The bill was recently signed by Gov. Ned Lamont.
Bridgeport Animal Control Officer Jennifer Merenda says Bridgeport Animal Control already complies with the law requiring state animal shelters to keep indoor temperatures for animals between 55-80 degrees, and make sure dogs have their own primary enclosures.
"These bills can only help us encourage our municipalities to put the health and welfare of our animals that we keep in our municipal shelters as a priority," said Merenda.
"This is a bill that has updated standards for our animal shelters that hasn't been changed in over 50 years," said state Sen. Tony Hwang.
Hwang fought for this bill that is being enforced by the Department of Agriculture. He hopes this may save more animals.

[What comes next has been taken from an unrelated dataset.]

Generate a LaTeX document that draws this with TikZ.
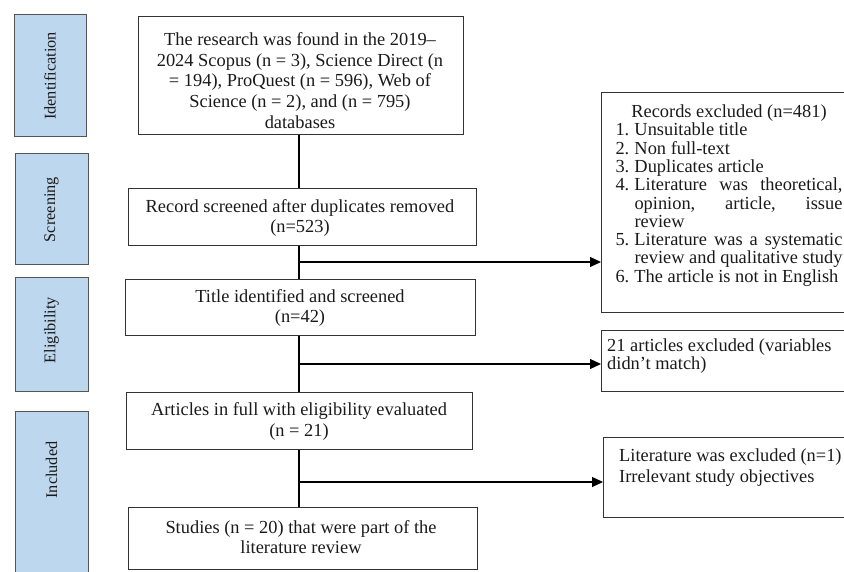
\documentclass[tikz,border=0pt]{standalone}
\usepackage{fontspec}
\setmainfont{Liberation Serif}
\usetikzlibrary{arrows.meta,calc}
\definecolor{phasefill}{HTML}{BDD7EE}
\definecolor{phaseline}{HTML}{555555}
\definecolor{boxline}{HTML}{333333}
\definecolor{ink}{HTML}{1A1A1A}
\newlength\recw \setlength\recw{227pt}
\newlength\recin \setlength\recin{19pt}
\newlength\recrest \setlength\recrest{208pt}
\tikzset{
  phase/.style={draw=phaseline, fill=phasefill, line width=1pt, inner sep=0pt},
  plabel/.style={font=\fontsize{16.3}{18}\selectfont, rotate=90, text=ink, inner sep=0pt},
  stepbox/.style={draw=boxline, line width=0.9pt, anchor=north west, inner sep=0pt},
  txt/.style={font=\fontsize{18.4}{20.7}\selectfont, align=center, inner sep=0pt, text=ink},
  link/.style={draw=black, line width=1.1pt},
  arr/.style={link, -{Triangle[length=11pt,width=10pt]}}
}
\begin{document}
\begin{tikzpicture}[x=1pt,y=-1pt]
\useasboundingbox (0,0) rectangle (844,572);

% phase boxes
\node[phase, rotate=90, minimum width=122pt, minimum height=72pt] (pid) at (50,76) {};
\node[plabel] at (pid.center) {Identification};
\node[phase, rotate=90, minimum width=111pt, minimum height=73pt] (psc) at (51.5,209.5) {};
\node[plabel] at (psc.center) {Screening};
\node[phase, rotate=90, minimum width=113pt, minimum height=73pt] (pel) at (51.5,334.5) {};
\node[plabel] at (51.5,330) {Eligibility};
\node[phase, rotate=90, minimum width=172pt, minimum height=73pt] (pin) at (51.5,497) {};
\node[plabel] at (51.5,470) {Included};

% main boxes
\node[stepbox, minimum width=325pt, minimum height=118pt] (b1) at (138,16) {};
\node[txt] at (300,80.5) {The research was found in the 2019–\\2024 Scopus (n = 3), Science Direct (n\\= 194), ProQuest (n = 596), Web of\\Science (n = 2), and (n = 795)\\databases};

\node[stepbox, minimum width=348pt, minimum height=57pt] (b2) at (128,188) {};
\node[txt] at (300,218) {Record screened after duplicates removed\\(n=523)};

\node[stepbox, minimum width=350pt, minimum height=56pt] (b3) at (125,279) {};
\node[txt] at (300,308) {Title identified and screened\\(n=42)};

\node[stepbox, minimum width=346pt, minimum height=57pt] (b4) at (126,392) {};
\node[txt] at (299,421.5) {Articles in full with eligibility evaluated\\(n = 21)};

\node[stepbox, minimum width=349pt, minimum height=62pt] (b5) at (128,507) {};
\node[txt] at (301,537) {Studies (n = 20) that were part of the\\literature review};

% exclusion boxes
\node[stepbox, minimum width=250pt, minimum height=220pt] (ex1) at (601,92) {};
\node[txt, align=left, font=\fontsize{18.4}{18.3}\selectfont] at (729,195.5) {%
\makebox[\recw][c]{Records excluded (n=481)}\\
\makebox[\recin][l]{1.}Unsuitable title\\
\makebox[\recin][l]{2.}Non full-text\\
\makebox[\recin][l]{3.}Duplicates article\\
\makebox[\recin][l]{4.}\makebox[\recrest][s]{Literature was theoretical,}\\
\hspace*{\recin}\makebox[\recrest][s]{opinion, article, issue}\\
\hspace*{\recin}review\\
\makebox[\recin][l]{5.}\makebox[\recrest][s]{Literature was a systematic}\\
\hspace*{\recin}review and qualitative study\\
\makebox[\recin][l]{6.}The article is not in English};

\node[stepbox, minimum width=250pt, minimum height=61pt] (ex2) at (601,330) {};
\node[txt, align=left, anchor=west, font=\fontsize{18.4}{18.3}\selectfont] at (607,356) {21 articles excluded (variables\\didn’t match)};

\node[stepbox, minimum width=250pt, minimum height=80pt] (ex3) at (603,437) {};
\node[txt, align=left, anchor=west, font=\fontsize{18.4}{21}\selectfont] at (619,468) {Literature was excluded (n=1)\\Irrelevant study objectives};

% spine and branches
\coordinate (sp) at (299,0);
\draw[link] (b1.south -| sp) -- (b2.north -| sp);
\draw[link] (b2.south -| sp) -- (b3.north -| sp);
\draw[link] (b3.south -| sp) -- (b4.north -| sp);
\draw[link] (b4.south -| sp) -- (b5.north -| sp);
\coordinate (j1) at (299,262);
\coordinate (j2) at (299,364);
\coordinate (j3) at (299,482);
\draw[arr] (j1) -- (j1 -| ex1.west);
\draw[arr] (j2) -- (j2 -| ex2.west);
\draw[arr] (j3) -- (j3 -| ex3.west);
\end{tikzpicture}
\end{document}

"They don't care whether you're Democrat, Republican, you know Black, white or yellow they just care that when you show them love and support, they offer that in kind," said Hwang.
Municipal shelters in Connecticut house thousands of cats and dogs each year that need care.
"Animals can't speak out. It requires for us to be respectful and considerate in regards to being an advocate for these animals," said Hwang.
The new law goes into effect in October.
Hwang says many shelters and municipalities already have these standards.
Municipal shelters in Connecticut impound more than 333,000 cats and dogs over the last two decades.